* [Task input]:
## start

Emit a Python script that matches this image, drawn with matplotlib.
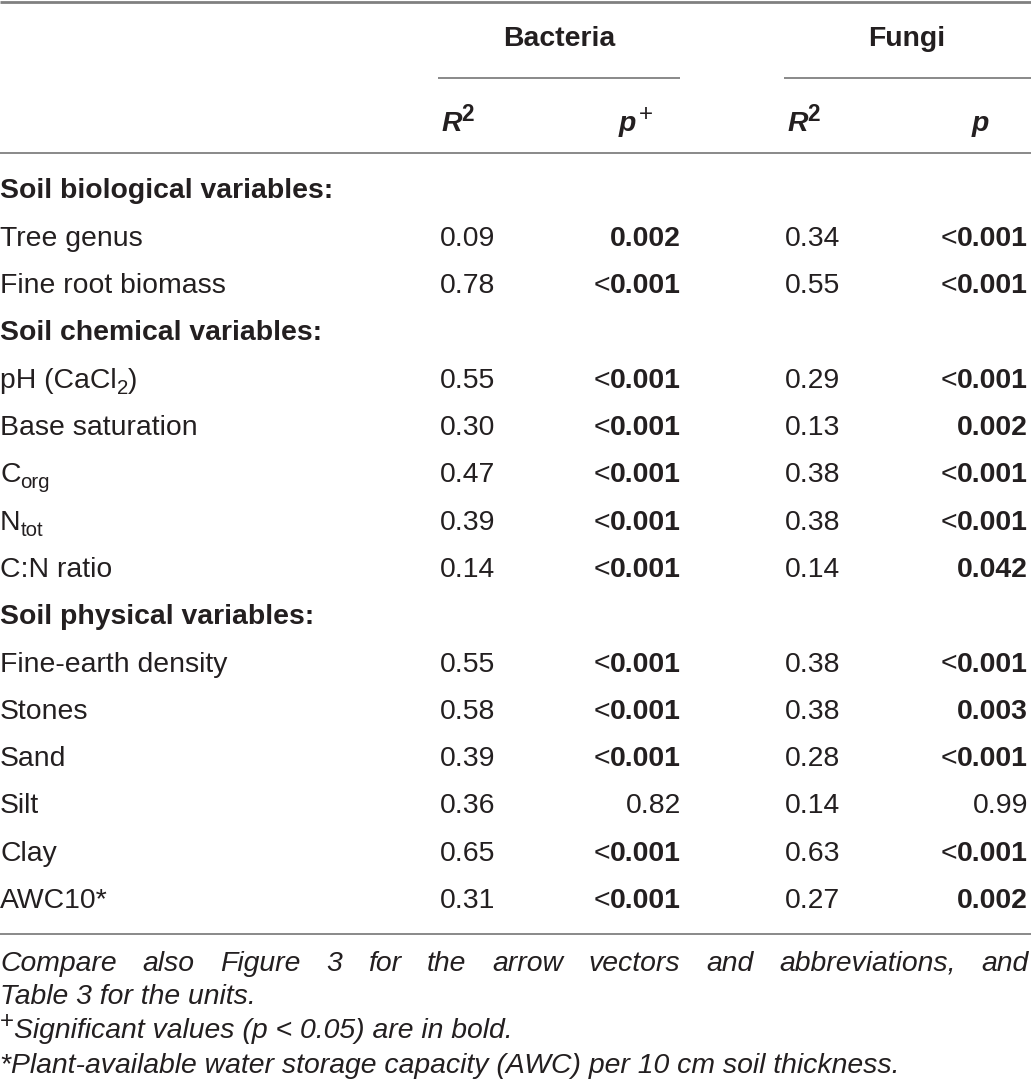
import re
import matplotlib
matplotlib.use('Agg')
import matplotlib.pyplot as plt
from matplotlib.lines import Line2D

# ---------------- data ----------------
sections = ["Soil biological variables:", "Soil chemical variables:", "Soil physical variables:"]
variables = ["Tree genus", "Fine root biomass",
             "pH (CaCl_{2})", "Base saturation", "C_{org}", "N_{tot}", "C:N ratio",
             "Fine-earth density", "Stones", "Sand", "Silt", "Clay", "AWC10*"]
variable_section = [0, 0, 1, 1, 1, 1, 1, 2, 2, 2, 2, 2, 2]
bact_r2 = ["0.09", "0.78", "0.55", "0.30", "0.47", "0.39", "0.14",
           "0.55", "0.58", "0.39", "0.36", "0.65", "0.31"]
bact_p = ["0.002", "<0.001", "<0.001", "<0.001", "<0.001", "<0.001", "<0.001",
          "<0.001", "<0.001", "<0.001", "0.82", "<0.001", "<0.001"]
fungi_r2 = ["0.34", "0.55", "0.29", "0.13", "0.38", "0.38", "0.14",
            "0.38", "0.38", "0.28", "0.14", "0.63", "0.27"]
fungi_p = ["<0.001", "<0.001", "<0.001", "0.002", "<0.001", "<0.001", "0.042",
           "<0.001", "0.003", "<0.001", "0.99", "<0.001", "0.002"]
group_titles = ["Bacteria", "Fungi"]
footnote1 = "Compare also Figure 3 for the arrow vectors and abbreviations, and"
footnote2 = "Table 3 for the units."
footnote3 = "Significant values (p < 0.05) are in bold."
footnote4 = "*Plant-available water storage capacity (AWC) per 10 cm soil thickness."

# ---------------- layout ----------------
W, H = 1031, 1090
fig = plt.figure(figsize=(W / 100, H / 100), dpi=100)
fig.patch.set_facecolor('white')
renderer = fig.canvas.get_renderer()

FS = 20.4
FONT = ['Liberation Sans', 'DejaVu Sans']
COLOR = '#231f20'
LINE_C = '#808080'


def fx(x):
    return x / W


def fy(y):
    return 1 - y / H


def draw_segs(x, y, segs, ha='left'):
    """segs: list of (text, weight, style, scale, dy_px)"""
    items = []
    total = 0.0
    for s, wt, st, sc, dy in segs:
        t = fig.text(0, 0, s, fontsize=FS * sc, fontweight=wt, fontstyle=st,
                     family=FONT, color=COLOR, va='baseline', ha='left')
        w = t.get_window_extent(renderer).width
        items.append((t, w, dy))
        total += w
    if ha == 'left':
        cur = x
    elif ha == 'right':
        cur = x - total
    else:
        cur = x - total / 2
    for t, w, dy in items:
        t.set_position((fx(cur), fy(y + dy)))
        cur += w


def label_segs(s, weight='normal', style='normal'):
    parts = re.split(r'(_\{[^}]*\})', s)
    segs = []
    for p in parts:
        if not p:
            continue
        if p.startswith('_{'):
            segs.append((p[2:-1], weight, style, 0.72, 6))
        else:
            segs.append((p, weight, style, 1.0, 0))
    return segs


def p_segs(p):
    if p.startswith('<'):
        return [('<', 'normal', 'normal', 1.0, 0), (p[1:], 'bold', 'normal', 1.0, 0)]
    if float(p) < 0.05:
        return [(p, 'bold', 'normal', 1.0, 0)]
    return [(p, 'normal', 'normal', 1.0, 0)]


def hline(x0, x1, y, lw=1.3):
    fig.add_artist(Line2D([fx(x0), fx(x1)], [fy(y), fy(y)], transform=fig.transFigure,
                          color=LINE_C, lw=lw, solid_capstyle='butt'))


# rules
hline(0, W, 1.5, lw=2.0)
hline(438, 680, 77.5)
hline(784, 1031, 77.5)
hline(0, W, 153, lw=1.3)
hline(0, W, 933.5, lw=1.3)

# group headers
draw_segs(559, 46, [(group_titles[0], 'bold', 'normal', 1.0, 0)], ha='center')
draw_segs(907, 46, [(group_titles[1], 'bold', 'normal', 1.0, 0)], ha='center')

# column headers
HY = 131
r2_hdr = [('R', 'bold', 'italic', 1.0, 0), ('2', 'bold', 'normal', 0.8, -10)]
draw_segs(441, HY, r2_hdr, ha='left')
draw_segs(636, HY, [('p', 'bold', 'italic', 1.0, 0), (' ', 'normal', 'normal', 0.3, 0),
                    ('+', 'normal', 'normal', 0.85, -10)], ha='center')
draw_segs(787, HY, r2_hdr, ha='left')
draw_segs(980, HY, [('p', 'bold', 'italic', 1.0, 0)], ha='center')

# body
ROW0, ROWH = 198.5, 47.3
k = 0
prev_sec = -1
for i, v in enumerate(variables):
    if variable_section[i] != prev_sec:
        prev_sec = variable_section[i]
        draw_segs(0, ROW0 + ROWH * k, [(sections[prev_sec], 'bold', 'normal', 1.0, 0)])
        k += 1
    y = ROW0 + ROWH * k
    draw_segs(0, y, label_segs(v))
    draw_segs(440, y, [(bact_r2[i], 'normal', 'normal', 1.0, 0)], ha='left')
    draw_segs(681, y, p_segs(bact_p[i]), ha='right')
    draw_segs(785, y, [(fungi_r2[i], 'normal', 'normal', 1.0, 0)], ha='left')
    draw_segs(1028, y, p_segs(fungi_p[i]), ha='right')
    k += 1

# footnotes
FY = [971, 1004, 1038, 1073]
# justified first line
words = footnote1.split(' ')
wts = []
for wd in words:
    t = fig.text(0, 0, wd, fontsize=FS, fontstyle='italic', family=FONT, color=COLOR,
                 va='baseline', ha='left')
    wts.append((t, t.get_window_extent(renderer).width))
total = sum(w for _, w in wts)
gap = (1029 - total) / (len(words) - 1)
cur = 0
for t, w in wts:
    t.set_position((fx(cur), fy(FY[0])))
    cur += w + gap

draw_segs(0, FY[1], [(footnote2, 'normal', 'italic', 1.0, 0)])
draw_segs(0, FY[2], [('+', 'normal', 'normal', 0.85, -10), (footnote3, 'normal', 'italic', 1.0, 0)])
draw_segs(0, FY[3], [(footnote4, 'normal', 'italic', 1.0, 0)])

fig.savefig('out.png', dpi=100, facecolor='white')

## end
## start

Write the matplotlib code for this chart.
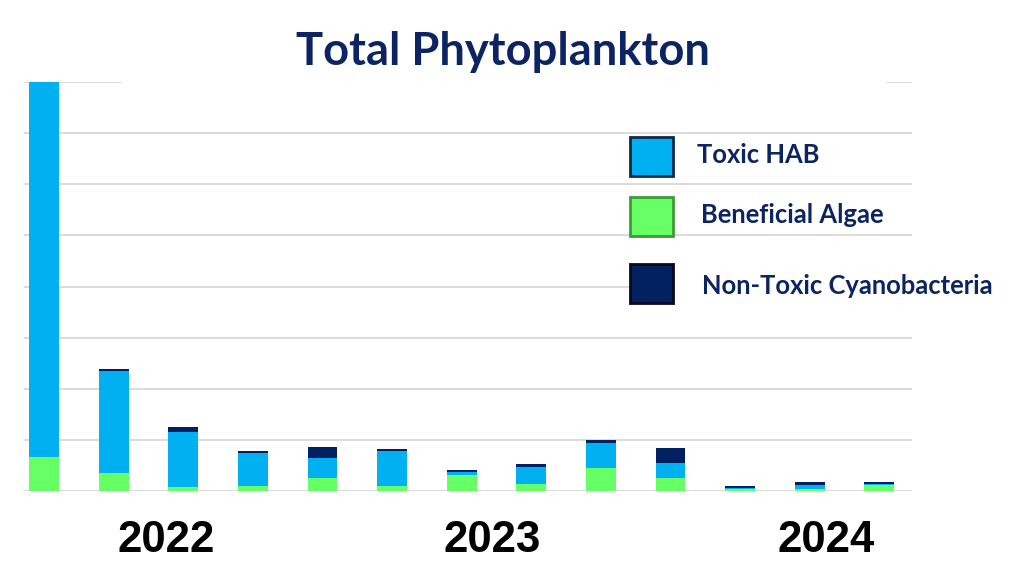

## end

* [Exercise task]:
Pictures are excluded. Repeat exactly the lines from the one containing "Emit a Python" to the one containing "from matplotlib.lines import Line2D", inclusive.

* [Answer]:
Emit a Python script that matches this image, drawn with matplotlib.
import re
import matplotlib
matplotlib.use('Agg')
import matplotlib.pyplot as plt
from matplotlib.lines import Line2D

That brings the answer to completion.